In 1896, a German article was published disclosing that one thousand and three hundred severed hands of the Congolese people had been discovered in a single day (pg. 226). Additionally, according to a Swedish Force Publique officer, five hundred and twenty-seven Africans in a single village died within four months of the rubber boom (pg. 227). The villages were burnt and natives massacred ruthlessly, and the phrase “exterminate all the brutes” was coined (pg. 229). The news of Europeans burning and looting native villages spread like wildfire, and thousands of people fleed in fear for their livelihoods.Consequently, food became scarce. It was estimated that about forty thousand people were sleeping in forests without shelter or any sources of food (pg. 229). Smallpox and sleeping sickness claimed more lives than any bullets, with the latter killing more than half a million Congolese people in 1901. Lastly, when men were forced to leave their homes in search of rubber, and women were starved and held as hostages, the number of children born significantly decreased, dropping by sixty percent (pg. 232).
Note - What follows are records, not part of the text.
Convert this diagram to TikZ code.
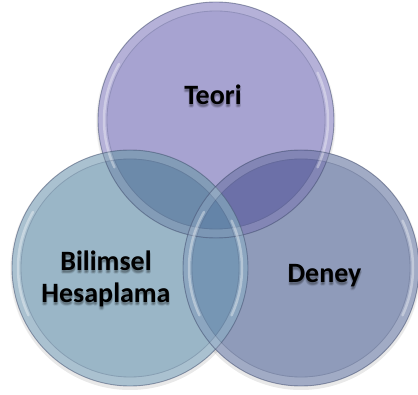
\documentclass[tikz,border=0pt]{standalone}
\usepackage{fontspec}
\setmainfont{Carlito}
\definecolor{topc}{RGB}{167,163,209}
\definecolor{leftc}{RGB}{154,182,199}
\definecolor{rightc}{RGB}{143,155,186}
\definecolor{tlc}{RGB}{108,138,170}
\definecolor{trc}{RGB}{108,112,168}
\definecolor{lrc}{RGB}{118,150,180}
\definecolor{tric}{RGB}{100,132,168}
\definecolor{rimc}{RGB}{80,90,120}
\begin{document}
\begin{tikzpicture}[x=1pt,y=1pt,
  lbl/.style={font=\bfseries\fontsize{28}{32}\selectfont, align=center, text=black, inner sep=0pt},
  shd/.style={lbl, text=black, text opacity=0.07},
  rimband/.style={draw=white, draw opacity=0.16, line width=8pt},
  rimin/.style={draw=rimc, draw opacity=0.25, line width=0.8pt},
  rimline/.style={draw=rimc, draw opacity=0.55, line width=0.9pt},
  hilite/.style={draw=white, draw opacity=0.35, line width=2.5pt, line cap=round},
]
\useasboundingbox (0,0) rectangle (418,394);
\coordinate (T) at (216,274);
\coordinate (L) at (130,126);
\coordinate (R) at (301,126);
% soft shadows
\foreach \c in {T,L,R}{
  \fill[black, opacity=0.05] ([yshift=-3pt]\c) circle (119);
  \fill[black, opacity=0.04] ([yshift=-2pt]\c) circle (120);
}
% base fills
\fill[topc] (T) circle (118);
\fill[leftc] (L) circle (118);
\fill[rightc] (R) circle (118);
\begin{scope}
  \clip (T) circle (118);
  \fill[tlc] (L) circle (118);
  \fill[trc] (R) circle (118);
\end{scope}
\begin{scope}
  \clip (L) circle (118);
  \fill[lrc] (R) circle (118);
  \clip (T) circle (118);
  \fill[tric] (R) circle (118);
\end{scope}
% rims
\foreach \c in {T,L,R}{
  \draw[rimband] (\c) circle (113.5);
  \draw[rimin] (\c) circle (109);
  \draw[rimline] (\c) circle (118);
  \draw[hilite] ([shift={(150:112)}]\c) arc (150:205:112);
  \draw[hilite] ([shift={(-25:112)}]\c) arc (-25:25:112);
}
% labels with soft shadows
\foreach \dx/\dy in {0/-2,1/-3,0/-4,-1/-3,1/-2,0/-3}{
  \node[shd, anchor=base] at (213+\dx,289+\dy) {Teori};
  \node[shd] at (106+\dx,115+\dy) {Bilimsel\\Hesaplama};
  \node[shd, anchor=base] at (324.5+\dx,111+\dy) {Deney};
}
\node[lbl, anchor=base] (teori) at (213,289) {Teori};
\node[lbl] (bh) at (106,115) {Bilimsel\\Hesaplama};
\node[lbl, anchor=base] (deney) at (324.5,111) {Deney};
\end{tikzpicture}
\end{document}
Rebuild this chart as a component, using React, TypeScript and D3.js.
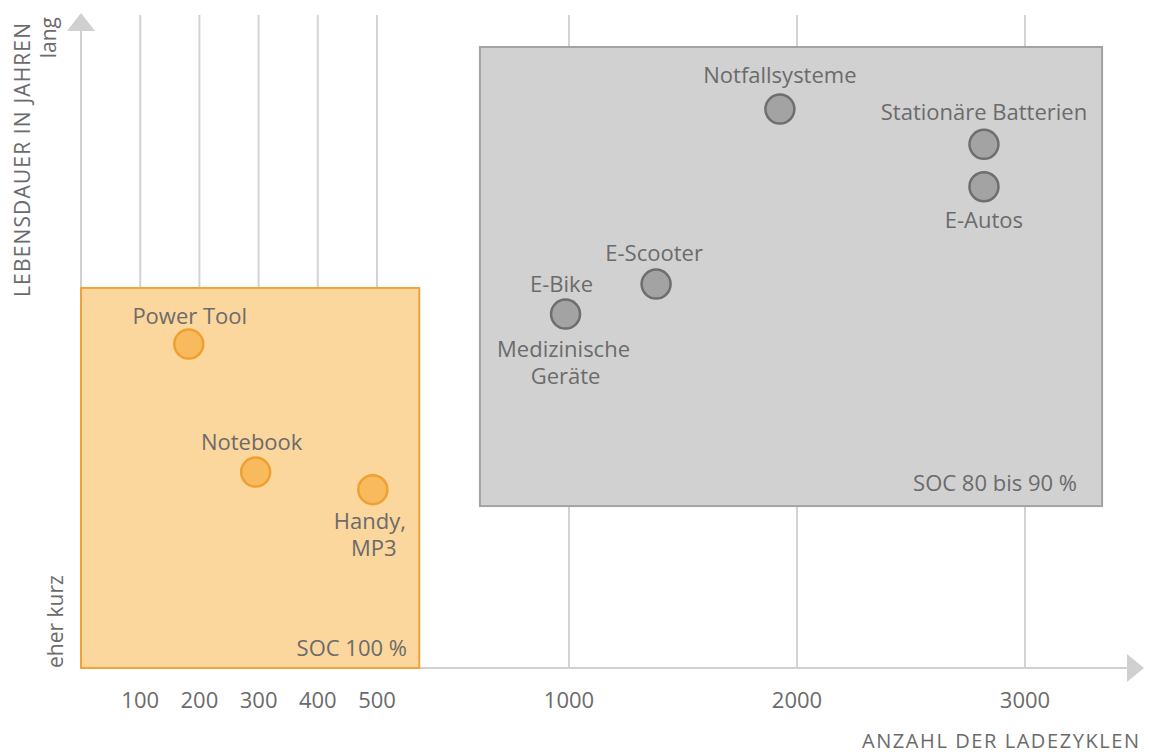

The decimation of the Congolese people provides clear evidence of ordinary men doing remarkably wicked acts with a lack of remorse and mercy. To conclude, under the Belgian King Leopold II’s reign of terror and bloodshed, the Congolese people endured suffering. Adam Hochschild accounts for ordinary man’s ability to do extraordinarily bad things while in the Congo using manipulation and fear to force the Congolese people into submission and loyalty. The tragic events of the Congo were committed by ordinary people who made concious efforts to wreak devastation for economic and political motives.